Die Fotografin Bernadette Huber setzte zwei Projekte in Rom um, „Die Hochzeitsreise“ und „Alle Wegen führen nach Rom“, diese Arbeiten wurden in der Accademia di Romania ausgestellt. Für „Die Hochzeitsreise“ fotografierte Huber die Aufnahmen nach, die ihr Vater 1955 auf der Hochzeitsreise ihrer Eltern in Rom gemacht hatte. „Hier sieht man, was sich zwischen 1955 und 2012 verändert hat, die Menschen sind anders, auch wenn die Stadt dieselbe geblieben ist.“

Von „Was ich in Rom sah“ bis „Auslöschung“

Die enge Verbindung Roms mit der österreichischen Literatur der zweiten Republik reicht von Ingeborg Bachmanns grundlegendem Text „Was ich in Rom sah und hörte“ bis zu „Auslöschung“, dem Opus Magnum von Thomas Bernhard, der darin Bachmann als in Rom lebende Dichterin Maria verewigt.
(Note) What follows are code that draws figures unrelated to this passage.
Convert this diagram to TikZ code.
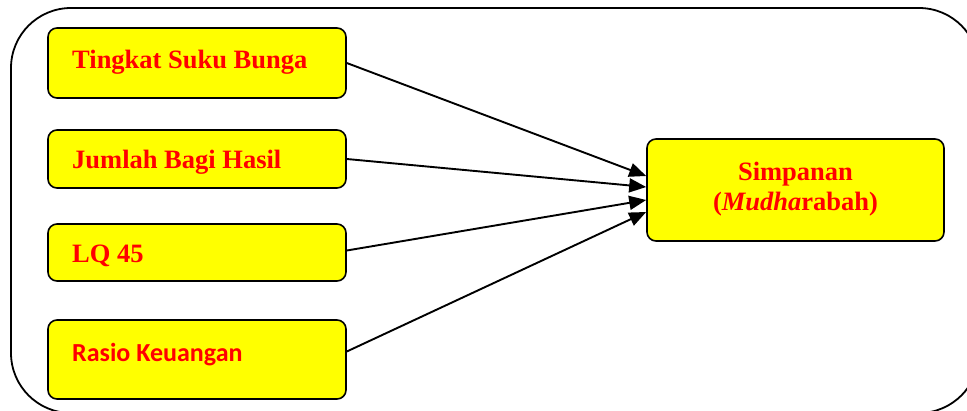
\documentclass[tikz,border=0pt]{standalone}
\usepackage{fontspec}
\setmainfont{Liberation Serif}
\newfontfamily\calib{Carlito}
\usetikzlibrary{arrows.meta}
\definecolor{boxyellow}{RGB}{255,255,0}
\definecolor{txtred}{RGB}{255,0,0}
\tikzset{
  box/.style={draw=black, line width=1.6pt, fill=boxyellow, rounded corners=9pt, minimum width=298pt, inner sep=0pt},
  lbl/.style={anchor=base west, text=txtred, font=\fontsize{26.5}{30}\selectfont\bfseries, inner sep=0pt},
  conn/.style={line width=1.9pt, -{Triangle[length=17pt,width=14pt]}}
}
\begin{document}
\begin{tikzpicture}[x=1pt,y=-1pt]
\useasboundingbox (0,0) rectangle (967,410);
\draw[line width=1.8pt, rounded corners=60pt] (11,8) rectangle (979,413);
\node[box, minimum height=70pt] (b1) at (197,63) {};
\node[box, minimum height=58pt] (b2) at (197,159) {};
\node[box, minimum height=57pt] (b3) at (197,252.5) {};
\node[box, minimum height=79pt] (b4) at (197,359.5) {};
\node[box, minimum width=297pt, minimum height=102pt] (tg) at (795.5,190) {};
\node[lbl] (t1) at (72,68) {Tingkat Suku Bunga};
\node[lbl] (t2) at (72,168) {Jumlah Bagi Hasil};
\node[lbl] (t3) at (72,262) {LQ 45};
\node[lbl, font=\fontsize{26}{30}\calib\bfseries] (t4) at (72,361) {Rasio Keuangan};
\node[text=txtred, font=\fontsize{26.5}{30}\selectfont\bfseries, align=center, inner sep=0pt] (tt) at (795.5,189) {Simpanan\\(\textit{Mudha}rabah)};
\draw[conn] (b1.east) -- ([yshift=14pt]tg.west);
\draw[conn] (b2.east) -- ([yshift=3pt]tg.west);
\draw[conn] ([yshift=2pt]b3.east) -- ([yshift=-10pt]tg.west);
\draw[conn] ([yshift=8pt]b4.east) -- ([yshift=-22pt]tg.west);
\end{tikzpicture}
\end{document}
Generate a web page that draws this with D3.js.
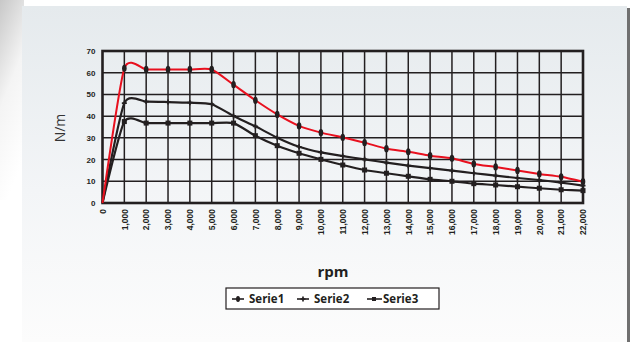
<!DOCTYPE html>
<html>
<head>
<meta charset="utf-8">
<script src="https://cdn.jsdelivr.net/npm/d3@7"></script>
<style>
  html, body { margin: 0; padding: 0; background: #fff; }
  svg { display: block; font-family: "Open Sans", "Noto Sans", sans-serif; }
</style>
</head>
<body>
<svg id="chart" width="630" height="342"></svg>
<script>
// rpm values along the x axis
const rpm = [0, 1000, 2000, 3000, 4000, 5000, 6000, 7000, 8000, 9000, 10000, 11000,
  12000, 13000, 14000, 15000, 16000, 17000, 18000, 19000, 20000, 21000, 22000];

// N/m readings per series
const serie1 = [0, 62, 61.5, 61.5, 61.5, 61.5, 54.5, 47.3, 40.8, 35.5, 32.4, 30.2,
  27.8, 25.0, 23.6, 21.8, 20.6, 18.0, 16.6, 15.0, 13.4, 12.1, 9.8];
const serie2 = [0, 46, 46.7, 46.5, 46.2, 45.5, 40.1, 35.3, 30.1, 25.9, 23.3, 21.6,
  20.1, 18.6, 17.2, 16.1, 14.9, 13.7, 12.6, 11.5, 10.6, 9.4, 8.0];
const serie3 = [0, 37.5, 36.8, 36.8, 36.8, 36.8, 36.8, 31.0, 26.4, 22.9, 20.1, 17.5,
  15.2, 13.7, 12.3, 10.9, 10.0, 8.9, 8.3, 7.5, 6.8, 6.1, 5.7];

const yTicks = [0, 10, 20, 30, 40, 50, 60, 70];
const seriesNames = ['Serie1', 'Serie2', 'Serie3'];

const svg = d3.select('#chart');
const W = 630, H = 342;
const margin = { top: 51, right: 47, bottom: 139, left: 102.5 };
const innerW = W - margin.left - margin.right;
const innerH = H - margin.top - margin.bottom;
const ink = '#231f20';

// background panel + shadows
const defs = svg.append('defs');
const bg = defs.append('linearGradient').attr('id', 'bg').attr('x1', 0).attr('y1', 0).attr('x2', 0).attr('y2', 1);
bg.append('stop').attr('offset', '0%').attr('stop-color', '#e5eaed');
bg.append('stop').attr('offset', '55%').attr('stop-color', '#f3f5f7');
bg.append('stop').attr('offset', '100%').attr('stop-color', '#fcfcfc');
const sh = defs.append('linearGradient').attr('id', 'sh').attr('x1', 0).attr('y1', 0).attr('x2', 0.3).attr('y2', 1);
sh.append('stop').attr('offset', '0%').attr('stop-color', '#c8c8c8');
sh.append('stop').attr('offset', '50%').attr('stop-color', '#f4f4f4');
sh.append('stop').attr('offset', '100%').attr('stop-color', '#ffffff');

svg.append('rect').attr('x', 0).attr('y', 0).attr('width', 24).attr('height', 200).attr('fill', 'url(#sh)');
svg.append('rect').attr('x', 22).attr('y', 6).attr('width', 605).attr('height', H - 6).attr('fill', 'url(#bg)');
svg.append('rect').attr('x', 627).attr('y', 8).attr('width', 3).attr('height', H - 8).attr('fill', '#707070');

const x = d3.scaleLinear().domain([0, 22000]).range([0, innerW]);
const y = d3.scaleLinear().domain([0, 70]).range([innerH, 0]);

const g = svg.append('g').attr('transform', `translate(${margin.left},${margin.top})`);

// grid
g.append('g')
  .selectAll('line')
  .data(rpm.slice(1, -1))
  .join('line')
  .attr('x1', d => x(d)).attr('x2', d => x(d))
  .attr('y1', 0).attr('y2', innerH)
  .attr('stroke', ink).attr('stroke-width', 1.5);
g.append('g')
  .selectAll('line')
  .data(yTicks.slice(1, -1))
  .join('line')
  .attr('x1', 0).attr('x2', innerW)
  .attr('y1', d => y(d)).attr('y2', d => y(d))
  .attr('stroke', ink).attr('stroke-width', 1.5);

// axes
const yAxis = g.append('g')
  .call(d3.axisLeft(y).tickValues(yTicks).tickSize(0).tickPadding(7));
yAxis.select('.domain').remove();
yAxis.selectAll('text')
  .attr('font-size', '8px').attr('font-weight', '700').attr('fill', ink);

const xAxis = g.append('g')
  .attr('transform', `translate(0,${innerH})`)
  .call(d3.axisBottom(x).tickValues(rpm).tickSize(0).tickFormat(d3.format(',')));
xAxis.select('.domain').remove();
xAxis.selectAll('text')
  .attr('font-size', '8.5px').attr('font-weight', '700').attr('fill', ink)
  .attr('transform', 'rotate(-90)')
  .attr('text-anchor', 'end')
  .attr('x', -6).attr('y', 0).attr('dy', '0.33em');

// frame
g.append('rect').attr('width', innerW).attr('height', innerH)
  .attr('fill', 'none').attr('stroke', ink).attr('stroke-width', 2.6);

// lines
const line = d3.line()
  .x((d, i) => x(rpm[i]))
  .y(d => y(d))
  .curve(d3.curveCardinal.tension(0.4));

g.append('path').datum(serie3).attr('d', line)
  .attr('fill', 'none').attr('stroke', ink).attr('stroke-width', 2.2);
g.append('path').datum(serie2).attr('d', line)
  .attr('fill', 'none').attr('stroke', ink).attr('stroke-width', 2.2);
g.append('path').datum(serie1).attr('d', line)
  .attr('fill', 'none').attr('stroke', '#e8101e').attr('stroke-width', 2);

// markers
g.append('g').selectAll('rect')
  .data(serie3.slice(1))
  .join('rect')
  .attr('x', (d, i) => x(rpm[i + 1]) - 2.5)
  .attr('y', d => y(d) - 2.5)
  .attr('width', 5).attr('height', 5)
  .attr('fill', ink);

g.append('g').selectAll('path')
  .data(serie2.slice(1))
  .join('path')
  .attr('transform', (d, i) => `translate(${x(rpm[i + 1])},${y(d)})`)
  .attr('d', d3.symbol(d3.symbolCross, 14))
  .attr('fill', ink);

g.append('g').selectAll('ellipse')
  .data(serie1.slice(1))
  .join('ellipse')
  .attr('cx', (d, i) => x(rpm[i + 1]))
  .attr('cy', d => y(d))
  .attr('rx', 2.3).attr('ry', 3.6)
  .attr('fill', ink);

// axis titles
svg.append('text')
  .attr('transform', 'translate(65,128) rotate(-90)')
  .attr('text-anchor', 'middle')
  .attr('font-size', '14px').attr('fill', '#333')
  .text('N/m');

svg.append('text')
  .attr('x', 333).attr('y', 277)
  .attr('text-anchor', 'middle')
  .attr('font-size', '15px').attr('font-weight', '700').attr('fill', ink)
  .text('rpm');

// legend
const lg = svg.append('g').attr('transform', 'translate(226,288)');
lg.append('rect').attr('width', 213).attr('height', 21)
  .attr('fill', '#fff').attr('stroke', ink).attr('stroke-width', 1.2);
const lx = [6, 71, 141];
seriesNames.forEach((name, i) => {
  const item = lg.append('g').attr('transform', `translate(${lx[i]},11)`);
  item.append('line').attr('x1', 0).attr('x2', i === 2 ? 15 : 12)
    .attr('stroke', ink).attr('stroke-width', 1.6);
  if (i === 0) item.append('ellipse').attr('cx', 6).attr('rx', 2).attr('ry', 3).attr('fill', ink);
  if (i === 1) item.append('path').attr('transform', 'translate(6,0)').attr('d', d3.symbol(d3.symbolCross, 14)).attr('fill', ink);
  if (i === 2) item.append('rect').attr('x', 5).attr('y', -2).attr('width', 4).attr('height', 4).attr('fill', ink);
  item.append('text')
    .attr('x', i === 2 ? 16 : 17).attr('y', 4)
    .attr('font-size', '11.5px').attr('font-weight', '700').attr('fill', ink)
    .text(name);
});
</script>
</body>
</html>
Dazu kommen die Bande, die die Literaten in der Via di Tor Millina mit der Stadt knüpften.

Martin Amanshauser war dreimal Tor-Millina-Bewohner. „Meine Romane waren immer extrem viel Arbeit, nur ‚Chicken Christl‘ ist mir in der Tor-Millina-Wohnung eingefallen, mir ging es wie Mohammed, der den Koran diktiert bekommt.“ Eine extrem positive Ausstrahlung schreibt Amanshauser den Tor-Millina-Ateliers zu. Gerade die Begegnung mit den anderen Künstlern fand er inspirierend. „Für die Autoren ist das Ende der Tor Millina ein Trauma“, so Amanshauser.

Im Zentrum der Welt

Die Autorin Isabella Breier jobbt, um über die Runden zu kommen, in Wien als Trainerin für Deutsch als Zweitsprache für Asylberechtigte und Migranten: „Mein Roman ‚Prokne & Co‘ ist mir in Rom zugefallen“, sagte Breier, „mit der in den verschiedenen Schichten der Stadt verdichteten Zeit kann man sich in Rom schon ein magisches Lebensgefühl einreden.“ Auch Bachmann-Preisträger Franzobel genoss seine Tor-Millina-Zeit: „Obwohl es wahnsinnig laut war, konnte ich dort bestens arbeiten, im Gefühl, im Zentrum der Welt zu sein.“ Franzobels Roman „Scala Santa“ spielt in Rom: „Rom ist sehr befruchtend, belebt, laut, quirlig und voller Geschichten.“

Die Schriftsteller Martin Prinz, Christoph Braendle, Xaver Bayer, Anita Pichler, Teresa Präauer und Thomas Glavinic sind weitere Tor-Millina-Alumni. Evelyn Grill hat den ultimativen Tor-Millina-Roman geschrieben: „Das römische Licht“. Darin schildert sie den Alltag in der legendären österreichische Künstler-WG. Tiefe Dankbarkeit empfindet Sabine Gruber, wenn sie an die Tor Millina zurückdenkt. „Das Fehlen dieses Arbeitsortes mitten in dem geschichtsträchtigen Rom mit all seinen Archiven und Bibliotheken bedauere ich als Schriftstellerin außerordentlich“, sagte die Autorin des Rom-Romans „Stillbach oder die Sehnsucht“.